Her Alzheimer's had progressed to the point that she needed to be in bed full time, so her doctor signed the form allowing for extra nurses to come in and tend to her at home.
The prognosis? Approximately six months to live.
I remember when I heard the news. I started counting on my fingers, "June, July, August, September, October, November."
Then it hit me that I might not have my mom with me during this holiday season.
Well, although my mother is still in bed, and although she still doesn't know who I am, she is doing so well, and so I thought I'd post a few photos of this Christmas season that I didn't know I would have. (Plus at the bottom of this post, I kind of opened up my heart regarding what's going on in my life.... Thank you for caring so much about our family.)
On Thanksgiving, after Eric, our children, and I ate dinner at our own home, we drove into Long Beach to visit my sister and then headed over to Mom and Dad's house to help them decorate their tree. (My dad had called me the week before to let me know the tree was all ready for us!)
When I saw the little tree on the patio outside my mom's room, I asked, "Where do you want me to set this up?"
In the 27 years my parents have lived in that house, it's always been in the living room.
"Well," my dad replied, thoughtfully. "I think it should go in here with Mother."
You see, the heart of the home has shifted to Mom's bedroom. We eat dinner in there with her, we sort through photo albums in there...and it was only fitting that we set up Christmas right where she could see it.
This is Cheryl, one of my mom's full-time caregivers. This was her FIRST Christmas tree ever. Isn't that fun that she got to decorate with us?
And the lighting isn't right on this photo, but I still love it. (That's my mom and dad...)
Grace, Alia, me, and Cheryl--putting on the ornaments:
My dad always picks one of these paper angels to put on the top. Page and I made them in kindergarten (same teacher, two years apart):
My mom is SO funny...she never wore headbands like this before, but now she is ready for a party at pretty much any moment.
The finished tree:
Ethan and Spencer set up the nativity in the front room so there's still "Christmas" in there. My dad told me that he and my mom didn't have a nativity when they were first married, but one day at church, the Sunday School teacher said that every home should have one.

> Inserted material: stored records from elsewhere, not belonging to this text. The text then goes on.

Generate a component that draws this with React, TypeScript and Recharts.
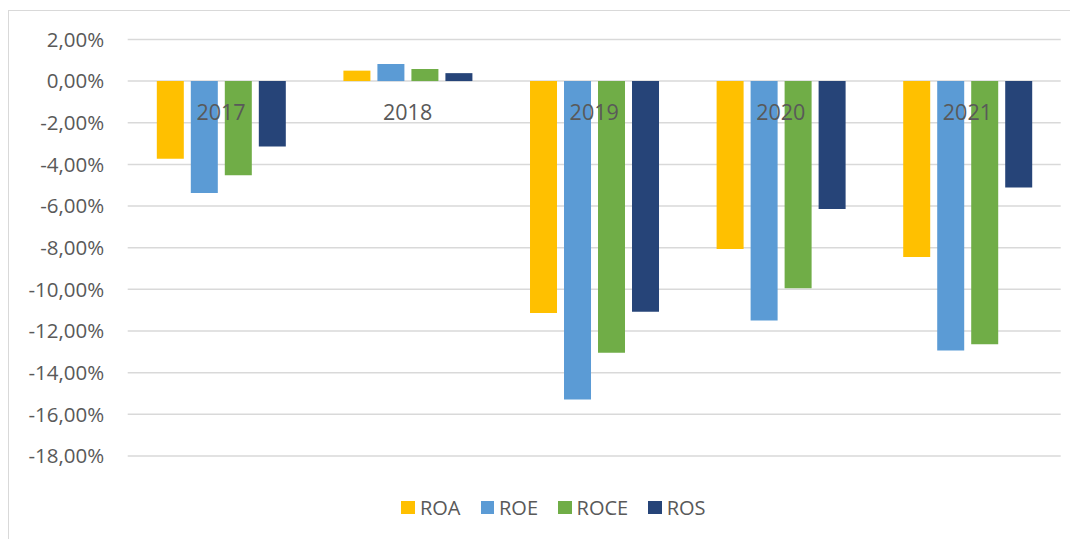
import { BarChart, Bar, XAxis, YAxis, CartesianGrid, Legend } from 'recharts';

const years = ['2017', '2018', '2019', '2020', '2021'];
const roa = [-3.73, 0.5, -11.14, -8.06, -8.45];
const roe = [-5.37, 0.82, -15.29, -11.49, -12.93];
const roce = [-4.52, 0.58, -13.04, -9.95, -12.64];
const ros = [-3.14, 0.38, -11.07, -6.14, -5.11];
const yTicks = [2, 0, -2, -4, -6, -8, -10, -12, -14, -16, -18];

const series = [
  { key: 'ROA', values: roa, color: '#FFC000' },
  { key: 'ROE', values: roe, color: '#5B9BD5' },
  { key: 'ROCE', values: roce, color: '#70AD47' },
  { key: 'ROS', values: ros, color: '#264478' },
];

const data = years.map((year, i) => {
  const row: Record<string, string | number> = { year };
  series.forEach(s => { row[s.key] = s.values[i]; });
  return row;
});

const W = 1068;
const H = 527;
const margin = { top: 28.4, right: 16.3, bottom: 57, left: 0 };
const plotH = 416.6;
const yMax = 2;
const yMin = -18;
const zeroY = margin.top + (plotH * (yMax - 0)) / (yMax - yMin);
const font = '"Open Sans", Lato, sans-serif';
const textColor = '#595959';

const fmt = (v: number) => `${v.toFixed(2).replace('.', ',')}%`;

function YearTick(props: any) {
  const { x, payload } = props;
  return (
    <text x={x} y={zeroY + 30.5} textAnchor="middle" dominantBaseline="central"
      fill={textColor} fontSize={21.5} fontFamily={font}>
      {payload.value}
    </text>
  );
}

function LegendContent() {
  return (
    <div style={{ display: 'flex', justifyContent: 'center', gap: 20, paddingLeft: 21, fontFamily: font, fontSize: 20, color: textColor }}>
      {series.map(s => (
        <div key={s.key} style={{ display: 'flex', alignItems: 'center' }}>
          <span style={{ width: 13.5, height: 13.5, background: s.color, marginRight: 5, display: 'inline-block' }} />
          <span>{s.key}</span>
        </div>
      ))}
    </div>
  );
}

export default function App() {
  return (
    <div style={{ marginTop: 2, width: 1069, height: 540, border: '1px solid #d9d9d9', borderRight: 'none', borderBottom: 'none', background: '#fff' }}>
      <BarChart width={W} height={H} data={data} margin={margin} barCategoryGap="15.6%" barGap={7}>
        <CartesianGrid vertical={false} stroke="#d9d9d9" strokeWidth={1.5} />
        <XAxis dataKey="year" axisLine={false} tickLine={false} tick={<YearTick />} height={1} interval={0} />
        <YAxis
          domain={[yMin, yMax]}
          ticks={yTicks}
          tickFormatter={fmt}
          axisLine={false}
          tickLine={false}
          width={118.7}
          tickMargin={17.5}
          tick={{ fill: textColor, fontSize: 20.5, fontFamily: font }}
          interval={0}
        />
        <Legend verticalAlign="bottom" height={24} content={<LegendContent />} wrapperStyle={{ top: 483, left: 0, width: W }} />
        {series.map(s => (
          <Bar key={s.key} dataKey={s.key} fill={s.color} isAnimationActive={false} />
        ))}
      </BarChart>
    </div>
  );
}
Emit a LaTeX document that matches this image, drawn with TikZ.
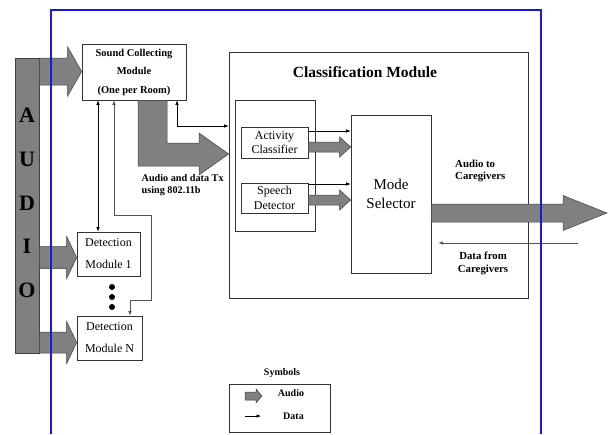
\documentclass[tikz,border=0pt]{standalone}
\usepackage{fontspec}
\setmainfont{Liberation Serif}
\usetikzlibrary{arrows.meta,calc}
\definecolor{frameblue}{RGB}{25,25,215}
\definecolor{agray}{RGB}{128,128,128}
% #2 start, #3 tip, #4 shaft half width, #5 head half width, #6 head length
\newcommand\audioarrow[6][]{%
  \draw[audio,#1] let \p1=(#2), \p2=(#3) in
    (\x1,\y1+#4) -- (\x2-#6,\y1+#4) -- (\x2-#6,\y1+#5) -- (\x2,\y1)
    -- (\x2-#6,\y1-#5) -- (\x2-#6,\y1-#4) -- (\x1,\y1-#4) -- cycle;}
\begin{document}
\begin{tikzpicture}[x=1pt,y=-1pt,
  >={Latex[length=4.5pt,width=3.5pt]},
  box/.style={draw=black!80, fill=white, line width=0.6pt, inner sep=0pt, align=center},
  audio/.style={fill=agray, draw=black!75, line width=0.5pt},
  data/.style={draw=black, line width=0.6pt},
  graydata/.style={draw=black!68, line width=0.7pt},
  lbl/.style={inner sep=0pt, font=\fontsize{10.2}{12}\selectfont\bfseries},
  regtext/.style={font=\fontsize{12}{22}\selectfont}]
\useasboundingbox (0,0) rectangle (610,434);
\fill[white] (0,0) rectangle (610,434);

% helper coordinates
\coordinate (ya) at (0,71.5);
\coordinate (yb) at (0,257.5);
\coordinate (yc) at (0,342.5);
\coordinate (yd) at (0,147);
\coordinate (ye) at (0,200);
\coordinate (yf) at (0,213);
\coordinate (c98) at (98,0);
\coordinate (c114) at (114,0);
\coordinate (c130) at (130,0);
\coordinate (c138) at (138,0);
\coordinate (c167) at (167,0);
\coordinate (c177) at (177,0);
\coordinate (c126) at (0,126);
\coordinate (c131) at (0,131);
\coordinate (c184) at (0,184);
\coordinate (c154) at (0,154);
\coordinate (dfc) at (578,243);
\coordinate (outtip) at (607,213);

% audio bar
\node[box, fill=agray, draw=black!75, minimum width=24pt, minimum height=295pt] (bar) at (27,205.5) {};
\node[inner sep=0pt, font=\fontsize{22}{43.75}\selectfont\bfseries, align=center] (audiotxt) at (27,203) {A\\U\\D\\I\\O};

% boxes
\node[box, minimum width=104pt, minimum height=56pt, font=\fontsize{10.5}{18.5}\selectfont\bfseries] (scm) at (134,72) {Sound Collecting\\Module\\(One per Room)};
\node[box, regtext, minimum width=63pt, minimum height=44pt] (det1) at (108.5,254) {Detection\\Module 1};
\node[box, regtext, minimum width=65pt, minimum height=44pt] (detN) at (109.5,338) {Detection\\Module N};
\node[box, minimum width=299pt, minimum height=246pt] (cls) at (378.5,175) {};
\node[inner sep=0pt, font=\fontsize{15.5}{18}\selectfont\bfseries] (clstitle) at (365,72) {Classification Module};
\node[box, minimum width=80pt, minimum height=131pt] (inner) at (275,165.5) {};
\node[box, font=\fontsize{12}{14.5}\selectfont, minimum width=67pt, minimum height=31pt] (act) at (274.5,142.5) {Activity\\Classifier};
\node[box, font=\fontsize{12}{14.5}\selectfont, minimum width=67pt, minimum height=30pt] (spd) at (274.5,198) {Speech\\Detector};
\node[box, font=\fontsize{15}{19}\selectfont, minimum width=80pt, minimum height=158pt] (mode) at (391,194) {Mode\\Selector};

% audio arrows from the bar
\audioarrow{bar.east |- ya}{scm.west |- ya}{13.5pt}{24.5pt}{14pt}
\audioarrow{bar.east |- yb}{det1.west |- yb}{11pt}{21pt}{10pt}
\audioarrow{bar.east |- yc}{detN.west |- yc}{10.5pt}{21pt}{10pt}

% bent audio arrow from the sound collecting module to the classification module
\draw[audio] (scm.south -| c138) -- (scm.south -| c167) -- (167,143) -- (199,143) -- (199,133)
  -- (cls.west |- c154) -- (199,175) -- (199,166) -- (138,166) -- cycle;

% audio arrows inside classification module
\audioarrow{act.east |- yd}{mode.west |- yd}{5pt}{10pt}{11pt}
\audioarrow{spd.east |- ye}{mode.west |- ye}{5pt}{10pt}{11pt}
% output audio arrow
\audioarrow{mode.east |- yf}{outtip}{9pt}{17.5pt}{44pt}

% data connectors
\draw[data,<->] (scm.south -| c98) -- (det1.north -| c98);
\draw[graydata,<->] (scm.south -| c114) -- (114,215) -- (151,215) -- (151,300) -- (130,300) -- (detN.north -| c130);
\draw[data,<->] (scm.south -| c177) |- (cls.west |- c126);
\draw[data,->] (act.east |- c131) -- (mode.west |- c131);
\draw[data,->] (spd.east |- c184) -- (mode.west |- c184);
\draw[graydata,->, shorten >=7pt] (dfc) -- (mode.east |- dfc);

% dots
\foreach \yy/\nm in {287/d1,297/d2,307/d3}
  \fill (112,\yy) circle[radius=3pt] coordinate (\nm);

% labels
\node[lbl, align=left, anchor=west] (txlab) at (141.5,185.5) {Audio and data Tx\\using 802.11b};
\node[lbl, font=\fontsize{10.8}{12.5}\selectfont\bfseries, align=left, anchor=west] (outlab) at (455,171) {Audio to\\Caregivers};
\node[lbl, font=\fontsize{10.8}{13}\selectfont\bfseries, align=center] (inlab) at (483,263.5) {Data from\\Caregivers};

% symbols legend
\node[lbl, font=\fontsize{10}{12}\selectfont\bfseries] (symt) at (282,373) {Symbols};
\node[box, minimum width=101pt, minimum height=48pt] (symbox) at (279.5,408) {};
\coordinate (sa1) at (245,396);
\coordinate (sa2) at (262,396);
\audioarrow{sa1}{sa2}{4pt}{7pt}{6pt}
\node[lbl, font=\fontsize{10}{12}\selectfont\bfseries] (syma) at (291,393) {Audio};
\coordinate (sd1) at (245,416);
\coordinate (sd2) at (261,416);
\draw[data,->] (sd1) -- (sd2);
\node[lbl, font=\fontsize{10}{12}\selectfont\bfseries] (symd) at (293.5,416) {Data};

% blue frame
\draw[frameblue, line width=1.3pt] (51,434) -- (51,10) -- (541,10) -- (541,434);
\end{tikzpicture}
\end{document}
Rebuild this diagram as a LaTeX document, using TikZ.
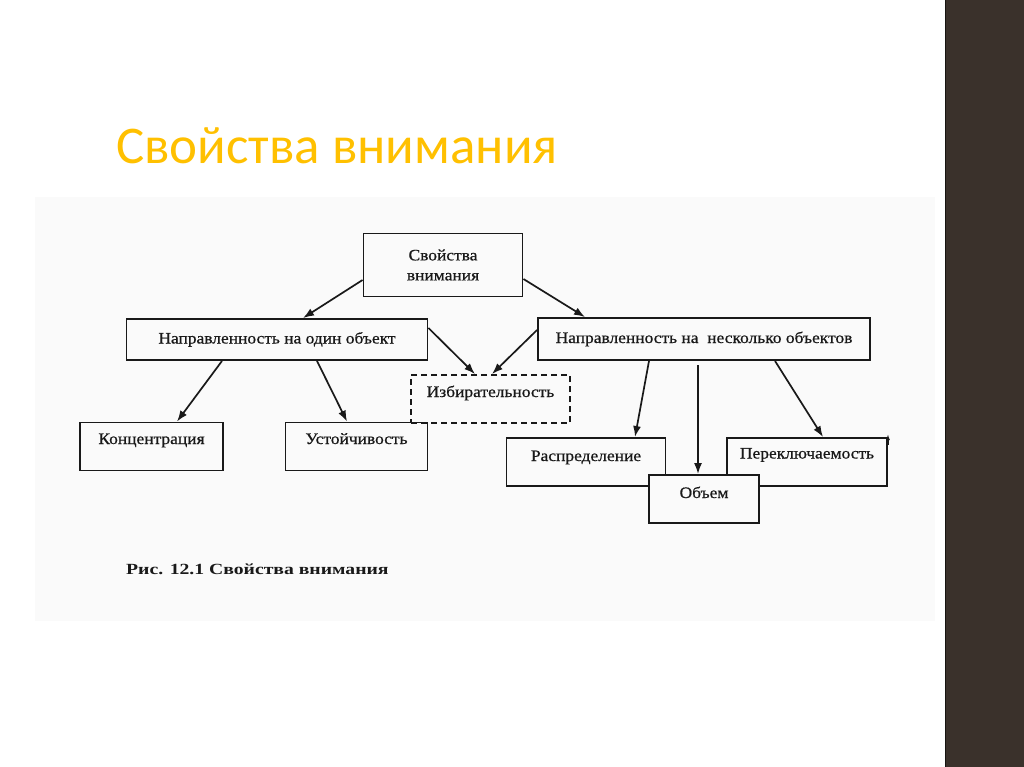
\documentclass[tikz,border=0pt]{standalone}
\usepackage{fontspec}
\usepackage{graphicx}
\setmainfont{Liberation Serif}
\newfontfamily\scanfont{Liberation Serif}[FakeBold=0.6]
\newfontfamily\titlefont{Carlito}
\usetikzlibrary{arrows.meta}
\definecolor{titleyellow}{RGB}{255,192,0}
\definecolor{barbrown}{RGB}{58,49,43}
\definecolor{scanbg}{RGB}{250,250,250}
\definecolor{ink}{RGB}{25,25,25}
\newcommand{\wx}[1]{\scalebox{1.09}[1]{#1}}
\newcommand{\wcap}[1]{\scalebox{1.27}[1]{#1}}
\begin{document}
\begin{tikzpicture}[x=1pt,y=-1pt,
  box/.style={draw=ink, line width=1.9pt, rectangle, inner sep=0pt, text=ink,
    font=\scanfont\fontsize{16}{20}\selectfont, align=center, text height=11pt, text depth=3pt},
  dbox/.style={box, dash pattern=on 6pt off 4pt},
  raise/.style={text depth=#1},
  arr/.style={draw=ink, line width=1.7pt, -{Latex[length=11pt,width=8pt]}},
]
\useasboundingbox (0,0) rectangle (1024,767);
\fill[white] (0,0) rectangle (1024,767);
\fill[scanbg] (35,197) rectangle (935,621);
\fill[barbrown] (945,0) rectangle (1024,767);
\draw[black!60!barbrown, line width=1pt] (945.5,0) -- (945.5,767);

\node[anchor=base west, inner sep=0pt, text=titleyellow, font=\titlefont\fontsize{53}{62}\selectfont] (title) at (116,164) {Свойства внимания};

\node[box, minimum width=159pt, minimum height=63pt, text height=, text depth=] (top) at (443,265) {\wx{Свойства}\\\wx{внимания}};
\node[box, minimum width=301pt, minimum height=41pt] (lm) at (277,339.5) {\wx{Направленность на один объект}};
\node[box, minimum width=332pt, minimum height=42pt] (rm) at (704,339) {\wx{Направленность на~ несколько объектов}};
\node[dbox, minimum width=159pt, minimum height=48pt, raise=15pt] (sel) at (490.5,399) {\wx{Избирательность}};
\node[box, minimum width=143pt, minimum height=48pt, raise=16pt] (konc) at (151.5,446.5) {\wx{Концентрация}};
\node[box, minimum width=142pt, minimum height=48pt, raise=16pt] (ust) at (356.5,446.5) {\wx{Устойчивость}};
\node[box, minimum width=159pt, minimum height=48pt, raise=13pt] (rasp) at (586,462) {\wx{Распределение}};
\node[box, minimum width=160pt, minimum height=48pt, raise=18pt] (pk) at (807,462) {\wx{Переключаемость}};
\node[box, fill=scanbg, minimum width=110pt, minimum height=48pt, raise=13pt] (obem) at (704,499) {\wx{Объем}};

\draw[arr] ([yshift=-15pt]top.west) -- ([xshift=26pt]lm.north);
\draw[arr] ([yshift=-14pt]top.east) -- ([xshift=-119pt]rm.north);
\draw[arr] ([yshift=11.5pt]lm.east) -- ([xshift=-15.5pt]sel.north);
\draw[arr] ([yshift=9pt]rm.west) -- ([xshift=1.5pt]sel.north);
\draw[arr] ([xshift=-55pt]lm.south) -- ([xshift=25.5pt]konc.north);
\draw[arr] ([xshift=40pt]lm.south) -- ([xshift=-9.5pt]ust.north);
\draw[arr] ([xshift=-55pt]rm.south) -- ([xshift=49pt]rasp.north);
\draw[arr] ([xshift=71pt]rm.south) -- ([xshift=16pt]pk.north);
\coordinate (v) at (698,365);
\draw[arr] (v) -- (v |- obem.north);
\draw[draw=ink, line width=1.2pt, -{Latex[length=6pt,width=4pt]}] ([yshift=-8pt]pk.north east) -- ([yshift=3pt]pk.north east);

\node[anchor=base west, inner sep=0pt, text=ink, font=\bfseries\fontsize{15.5}{18}\selectfont] (cap) at (126,574) {\wcap{Рис. 12.1 Свойства внимания}};
\end{tikzpicture}
\end{document}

The next day, my mom went out and bought this:
In the weeks since we put up the decorations, our Thursday visits have been beautiful. We eat together and sing Christmas carols. My mom hugs me and kisses me, and I help my dad with paperwork and little household tasks. Really, life is good. It's simple and precious. Such a gift, don't you think?
But there are hard things going on right now for me, as well.
Tonight is good, so I think I can write about it without sounding like a downer, but a couple of nights ago, I was feeling really low.
There are some big decisions I'm trying to make right now, and the demands on my time sometimes feel too heavy. (I won't go into detail because I know I'm not the only one who feels this way...)
But I had one of the sweetest experiences when I opened up my Bible to Jeremiah 32:27. It says this: "Behold, I am the Lord...is there any thing too hard for me?"
When I read that verse, I heard my mom's voice in my head. She loved that scripture, and she would quote it often:
"April, we don't need to worry about that. The Lord will take care of us. Is there anything too hard for Him?"
I wish you could have heard those words being said in her voice. The confidence, the faith, and the utter assurance that she knew what she was talking about was enough to totally quiet any concerns I might have been having.
And as I read those words the other night, that same peace came back.
I have no doubt that as we turn our hearts to the Lord and ask Him to show us our lives from His perspective, He lifts the burdens from our shoulders and helps us to clearly see that life is a gift.
Thank you so much for your friendship. (And Merry Christmas!)